#### [EXERCISE MATERIALS]
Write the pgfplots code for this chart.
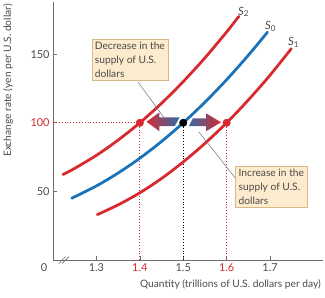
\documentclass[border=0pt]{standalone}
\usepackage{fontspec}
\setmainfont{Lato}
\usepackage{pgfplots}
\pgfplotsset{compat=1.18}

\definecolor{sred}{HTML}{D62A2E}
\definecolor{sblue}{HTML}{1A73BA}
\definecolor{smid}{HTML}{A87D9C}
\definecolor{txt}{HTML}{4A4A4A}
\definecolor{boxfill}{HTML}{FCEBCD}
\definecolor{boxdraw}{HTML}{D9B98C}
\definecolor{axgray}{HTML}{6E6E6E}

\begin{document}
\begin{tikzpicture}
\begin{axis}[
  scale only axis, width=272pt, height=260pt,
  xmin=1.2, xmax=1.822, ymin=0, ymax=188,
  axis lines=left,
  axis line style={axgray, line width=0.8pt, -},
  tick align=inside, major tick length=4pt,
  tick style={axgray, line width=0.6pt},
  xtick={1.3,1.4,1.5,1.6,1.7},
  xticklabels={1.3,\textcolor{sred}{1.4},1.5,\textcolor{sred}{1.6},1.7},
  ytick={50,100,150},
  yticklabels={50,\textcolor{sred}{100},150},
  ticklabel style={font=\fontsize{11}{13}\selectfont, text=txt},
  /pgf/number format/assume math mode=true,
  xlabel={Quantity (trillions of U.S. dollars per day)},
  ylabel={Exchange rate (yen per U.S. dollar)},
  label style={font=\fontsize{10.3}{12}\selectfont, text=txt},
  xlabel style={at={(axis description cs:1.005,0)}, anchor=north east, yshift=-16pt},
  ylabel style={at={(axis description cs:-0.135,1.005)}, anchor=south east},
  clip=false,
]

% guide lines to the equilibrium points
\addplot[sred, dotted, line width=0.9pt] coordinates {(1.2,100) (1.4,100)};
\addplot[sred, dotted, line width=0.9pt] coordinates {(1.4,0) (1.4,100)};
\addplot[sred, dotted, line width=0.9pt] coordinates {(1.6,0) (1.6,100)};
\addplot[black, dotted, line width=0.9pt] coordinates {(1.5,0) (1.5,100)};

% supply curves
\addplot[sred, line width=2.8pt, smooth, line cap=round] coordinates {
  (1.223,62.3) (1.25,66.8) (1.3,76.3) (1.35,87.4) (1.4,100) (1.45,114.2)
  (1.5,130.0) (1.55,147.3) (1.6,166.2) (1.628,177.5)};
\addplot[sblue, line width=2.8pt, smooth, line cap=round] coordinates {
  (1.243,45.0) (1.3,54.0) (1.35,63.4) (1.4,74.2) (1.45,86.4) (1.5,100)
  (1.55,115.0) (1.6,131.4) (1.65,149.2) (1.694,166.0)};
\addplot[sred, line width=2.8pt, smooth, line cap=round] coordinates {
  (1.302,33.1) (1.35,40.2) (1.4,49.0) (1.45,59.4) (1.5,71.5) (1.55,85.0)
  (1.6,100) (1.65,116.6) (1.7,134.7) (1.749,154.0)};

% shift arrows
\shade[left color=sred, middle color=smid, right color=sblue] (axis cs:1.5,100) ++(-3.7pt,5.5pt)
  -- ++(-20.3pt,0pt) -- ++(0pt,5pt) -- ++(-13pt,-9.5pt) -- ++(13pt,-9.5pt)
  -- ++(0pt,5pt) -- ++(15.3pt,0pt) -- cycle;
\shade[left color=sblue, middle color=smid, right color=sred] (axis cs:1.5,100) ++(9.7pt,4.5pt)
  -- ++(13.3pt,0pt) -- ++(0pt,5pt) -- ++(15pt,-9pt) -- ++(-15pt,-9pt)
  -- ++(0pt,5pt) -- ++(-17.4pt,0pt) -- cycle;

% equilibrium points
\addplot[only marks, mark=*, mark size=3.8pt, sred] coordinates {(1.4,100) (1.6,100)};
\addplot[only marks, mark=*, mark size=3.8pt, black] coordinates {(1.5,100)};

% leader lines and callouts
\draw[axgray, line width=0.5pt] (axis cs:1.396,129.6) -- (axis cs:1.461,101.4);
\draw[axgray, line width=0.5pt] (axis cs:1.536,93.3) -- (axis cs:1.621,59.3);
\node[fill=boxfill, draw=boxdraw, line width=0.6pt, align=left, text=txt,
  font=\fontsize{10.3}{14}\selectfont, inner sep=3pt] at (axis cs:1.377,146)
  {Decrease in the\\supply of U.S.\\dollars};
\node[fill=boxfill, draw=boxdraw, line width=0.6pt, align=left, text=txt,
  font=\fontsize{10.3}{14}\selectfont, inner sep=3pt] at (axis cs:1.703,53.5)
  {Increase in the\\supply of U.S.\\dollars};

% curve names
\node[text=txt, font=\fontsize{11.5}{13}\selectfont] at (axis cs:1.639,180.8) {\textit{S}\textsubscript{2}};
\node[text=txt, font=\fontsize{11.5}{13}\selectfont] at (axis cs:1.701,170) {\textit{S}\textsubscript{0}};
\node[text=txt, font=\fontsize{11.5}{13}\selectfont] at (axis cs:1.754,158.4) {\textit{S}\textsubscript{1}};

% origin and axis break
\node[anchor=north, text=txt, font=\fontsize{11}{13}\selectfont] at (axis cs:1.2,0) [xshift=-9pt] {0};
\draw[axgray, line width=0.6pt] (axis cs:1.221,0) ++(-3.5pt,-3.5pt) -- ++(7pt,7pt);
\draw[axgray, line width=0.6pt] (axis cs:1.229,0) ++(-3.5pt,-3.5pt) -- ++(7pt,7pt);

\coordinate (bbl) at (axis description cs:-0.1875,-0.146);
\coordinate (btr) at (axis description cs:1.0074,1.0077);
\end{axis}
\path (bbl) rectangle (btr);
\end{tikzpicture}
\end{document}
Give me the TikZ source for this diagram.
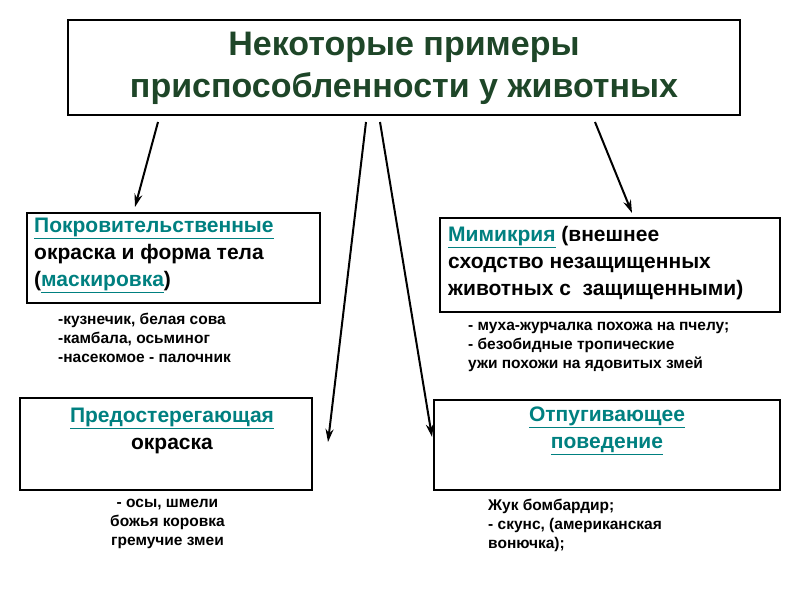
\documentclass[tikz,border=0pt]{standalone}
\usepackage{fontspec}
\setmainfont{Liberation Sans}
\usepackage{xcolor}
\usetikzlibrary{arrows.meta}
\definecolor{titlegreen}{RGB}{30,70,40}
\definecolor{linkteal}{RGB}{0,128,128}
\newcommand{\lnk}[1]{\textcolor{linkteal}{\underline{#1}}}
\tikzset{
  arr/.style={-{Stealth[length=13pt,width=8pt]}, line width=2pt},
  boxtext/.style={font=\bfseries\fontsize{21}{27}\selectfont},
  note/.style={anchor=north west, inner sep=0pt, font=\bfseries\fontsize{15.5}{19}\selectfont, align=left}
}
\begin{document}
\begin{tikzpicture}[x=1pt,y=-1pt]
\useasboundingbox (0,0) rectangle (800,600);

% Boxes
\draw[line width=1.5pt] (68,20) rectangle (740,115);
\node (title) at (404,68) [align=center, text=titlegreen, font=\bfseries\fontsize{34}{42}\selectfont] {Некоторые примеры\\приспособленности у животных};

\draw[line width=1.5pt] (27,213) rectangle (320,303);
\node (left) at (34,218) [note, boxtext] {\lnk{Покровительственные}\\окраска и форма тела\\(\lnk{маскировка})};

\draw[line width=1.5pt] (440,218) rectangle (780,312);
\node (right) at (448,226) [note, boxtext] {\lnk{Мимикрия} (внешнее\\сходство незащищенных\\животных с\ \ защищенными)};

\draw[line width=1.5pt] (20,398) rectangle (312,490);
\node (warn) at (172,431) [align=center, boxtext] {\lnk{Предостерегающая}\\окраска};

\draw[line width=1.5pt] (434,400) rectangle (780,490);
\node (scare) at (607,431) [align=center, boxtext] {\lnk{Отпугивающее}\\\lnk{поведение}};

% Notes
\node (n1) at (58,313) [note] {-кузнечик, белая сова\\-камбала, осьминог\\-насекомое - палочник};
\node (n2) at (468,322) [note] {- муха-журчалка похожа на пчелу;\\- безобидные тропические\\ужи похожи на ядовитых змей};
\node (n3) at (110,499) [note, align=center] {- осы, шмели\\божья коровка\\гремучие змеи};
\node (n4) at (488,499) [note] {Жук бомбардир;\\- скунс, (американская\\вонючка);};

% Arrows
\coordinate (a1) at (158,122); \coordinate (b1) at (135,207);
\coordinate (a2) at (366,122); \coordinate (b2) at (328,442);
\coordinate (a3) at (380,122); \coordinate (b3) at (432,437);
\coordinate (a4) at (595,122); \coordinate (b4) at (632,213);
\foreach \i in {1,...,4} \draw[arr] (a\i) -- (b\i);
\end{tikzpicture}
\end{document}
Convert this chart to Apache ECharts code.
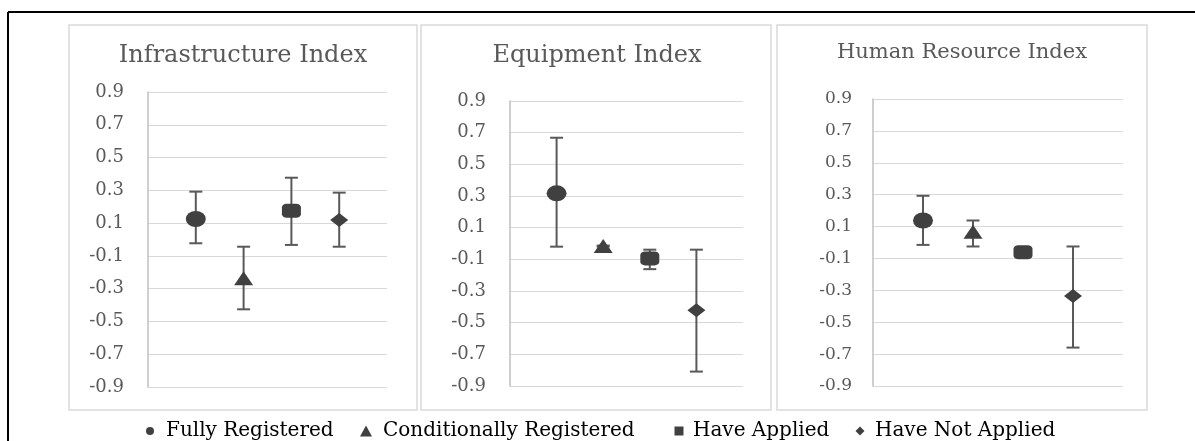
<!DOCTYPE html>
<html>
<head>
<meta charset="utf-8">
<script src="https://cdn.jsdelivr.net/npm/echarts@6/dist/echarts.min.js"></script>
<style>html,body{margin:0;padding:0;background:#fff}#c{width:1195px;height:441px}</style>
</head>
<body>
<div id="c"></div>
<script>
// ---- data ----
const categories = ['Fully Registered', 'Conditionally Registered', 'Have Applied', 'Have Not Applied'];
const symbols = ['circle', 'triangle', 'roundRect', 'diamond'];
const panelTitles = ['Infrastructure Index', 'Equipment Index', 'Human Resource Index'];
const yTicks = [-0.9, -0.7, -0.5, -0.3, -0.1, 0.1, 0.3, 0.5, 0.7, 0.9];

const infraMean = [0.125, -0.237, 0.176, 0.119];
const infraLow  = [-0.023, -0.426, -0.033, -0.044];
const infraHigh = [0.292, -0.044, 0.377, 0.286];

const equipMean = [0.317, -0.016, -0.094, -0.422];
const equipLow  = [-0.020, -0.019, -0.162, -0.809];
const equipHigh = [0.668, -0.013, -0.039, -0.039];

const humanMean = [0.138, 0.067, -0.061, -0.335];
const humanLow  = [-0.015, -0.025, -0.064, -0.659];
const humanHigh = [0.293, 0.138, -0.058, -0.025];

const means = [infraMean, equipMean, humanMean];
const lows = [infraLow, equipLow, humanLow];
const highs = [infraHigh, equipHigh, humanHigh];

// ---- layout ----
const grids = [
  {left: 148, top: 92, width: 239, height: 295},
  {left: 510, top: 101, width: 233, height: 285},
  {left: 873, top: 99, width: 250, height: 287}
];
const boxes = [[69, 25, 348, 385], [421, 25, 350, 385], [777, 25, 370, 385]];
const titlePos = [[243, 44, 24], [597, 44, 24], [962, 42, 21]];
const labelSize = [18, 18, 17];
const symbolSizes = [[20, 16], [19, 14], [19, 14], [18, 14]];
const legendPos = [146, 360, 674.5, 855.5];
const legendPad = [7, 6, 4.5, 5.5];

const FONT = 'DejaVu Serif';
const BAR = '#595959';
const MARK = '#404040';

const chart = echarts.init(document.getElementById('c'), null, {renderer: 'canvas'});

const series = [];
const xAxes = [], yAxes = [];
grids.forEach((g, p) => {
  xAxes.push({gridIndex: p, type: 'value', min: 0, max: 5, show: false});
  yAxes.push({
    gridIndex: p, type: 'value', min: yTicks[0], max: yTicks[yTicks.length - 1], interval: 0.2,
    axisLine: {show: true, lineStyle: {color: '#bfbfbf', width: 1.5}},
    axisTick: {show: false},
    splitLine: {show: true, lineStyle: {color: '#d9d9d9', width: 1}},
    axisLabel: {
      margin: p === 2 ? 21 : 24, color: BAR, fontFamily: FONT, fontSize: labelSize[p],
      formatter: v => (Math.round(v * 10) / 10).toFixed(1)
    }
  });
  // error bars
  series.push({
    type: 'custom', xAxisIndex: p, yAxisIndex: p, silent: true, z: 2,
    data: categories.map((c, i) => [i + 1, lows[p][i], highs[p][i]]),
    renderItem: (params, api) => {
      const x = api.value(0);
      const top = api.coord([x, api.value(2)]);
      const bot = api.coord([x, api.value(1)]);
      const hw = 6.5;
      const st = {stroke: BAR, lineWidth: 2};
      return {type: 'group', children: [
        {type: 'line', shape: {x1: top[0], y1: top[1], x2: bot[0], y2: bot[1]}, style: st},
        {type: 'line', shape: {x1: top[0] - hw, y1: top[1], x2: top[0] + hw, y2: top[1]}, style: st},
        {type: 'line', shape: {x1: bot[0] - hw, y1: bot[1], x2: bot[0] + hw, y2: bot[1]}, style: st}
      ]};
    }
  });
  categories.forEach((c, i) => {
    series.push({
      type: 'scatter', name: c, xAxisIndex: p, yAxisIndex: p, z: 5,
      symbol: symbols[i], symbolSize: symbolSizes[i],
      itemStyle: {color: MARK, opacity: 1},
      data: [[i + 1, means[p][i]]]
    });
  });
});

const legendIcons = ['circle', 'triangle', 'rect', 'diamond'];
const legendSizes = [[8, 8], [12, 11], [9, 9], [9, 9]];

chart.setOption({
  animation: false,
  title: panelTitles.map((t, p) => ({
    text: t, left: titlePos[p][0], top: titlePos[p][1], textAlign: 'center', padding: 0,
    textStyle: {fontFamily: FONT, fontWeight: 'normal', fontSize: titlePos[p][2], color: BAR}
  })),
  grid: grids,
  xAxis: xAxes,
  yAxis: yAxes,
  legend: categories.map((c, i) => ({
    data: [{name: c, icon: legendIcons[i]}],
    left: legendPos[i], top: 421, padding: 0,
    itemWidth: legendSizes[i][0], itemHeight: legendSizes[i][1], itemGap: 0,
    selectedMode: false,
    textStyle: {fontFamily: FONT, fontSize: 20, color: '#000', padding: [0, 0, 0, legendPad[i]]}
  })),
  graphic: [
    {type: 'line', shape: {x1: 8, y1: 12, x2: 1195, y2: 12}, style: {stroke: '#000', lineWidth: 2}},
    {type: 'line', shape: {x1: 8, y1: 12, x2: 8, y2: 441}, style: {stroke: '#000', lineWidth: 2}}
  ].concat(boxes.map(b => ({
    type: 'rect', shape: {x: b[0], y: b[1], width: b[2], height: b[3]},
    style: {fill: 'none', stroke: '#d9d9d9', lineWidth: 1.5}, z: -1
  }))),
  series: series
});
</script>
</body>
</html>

#### [PROBLEM]
Each line holding the word "this" counts once; report the total and nothing else.

#### [PROBLEM SOLUTION]
3